From High Atop Hallgrimskirkja

Hallgrimskirkja
Hallgrimskirkja is a Reykjavik landmark.  It is visible from all over central Reykjavik due to the fact that it is (a) rather tall, and (b) emplaced on a rather high point in an otherwise flat (ish) Reykjavik.  So it's like a tall kid standing on a chair for the class photo.  The combined effect is to overwhelm the surrounding environment.

The most dramatic view is the one you see walking up Skólavörðustígur.  I don't know how to pronounce that.  I don't have a clue how to render using only the alphabet we use in the English-speaking world.  I cut and pasted that from Google maps.


When you get close, the shape of the exterior (frontal view) resembles that of a large church pipe organ.


I'm guessing that observation is not original and, with this being a church, the effect was intentional.

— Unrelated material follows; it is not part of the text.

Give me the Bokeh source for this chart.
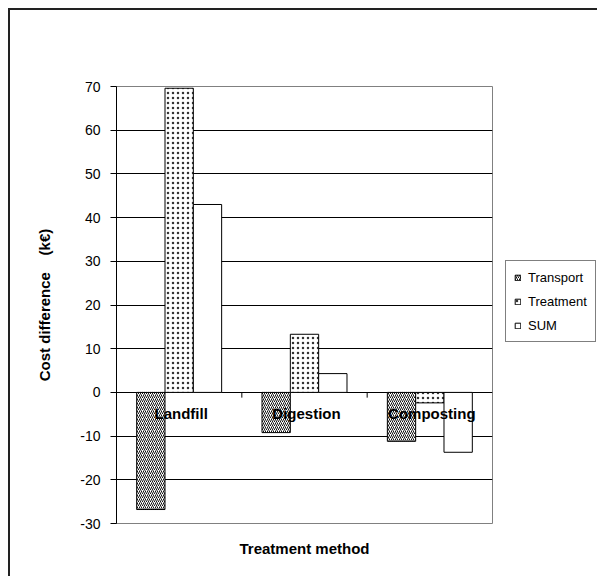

And it does have large pipe organ.


It is a Lutheran parish church, still.  So we have saints in statue form.


It also had this interesting art piece hanging on the back wall.  I know fish are fraught with Christian symbolism.


But this does not look particularly religious to me.  Cool, yes.  Way cool, in fact.  Religious?  Christian religious?  Not so much.

The main attracting of Hallgrimskata is the tower.  An elevator ride to the top costs a mere 900 krona, about eight U.S. dollars.  We stood in line for the elevator and did not see that there was a charge for the elevator until we got to the front of the line.  There was a very small sign telling us to go to the nearby gift shop to buy tickets.  Other people also would not have seen the sign until they got close to the elevator, as we saw other people doing what we were doing:  standing in line, getting out of line and walking to the gift shop, and coming back with tickets in hand.

I thought about pretending I did not see the sign and seeing what happened when I got to the tower summit, but after the notorious Salvador Brasil Flash Photography Incident(TM) in 1997,* I don't play games with the rules inside a church I'm visiting.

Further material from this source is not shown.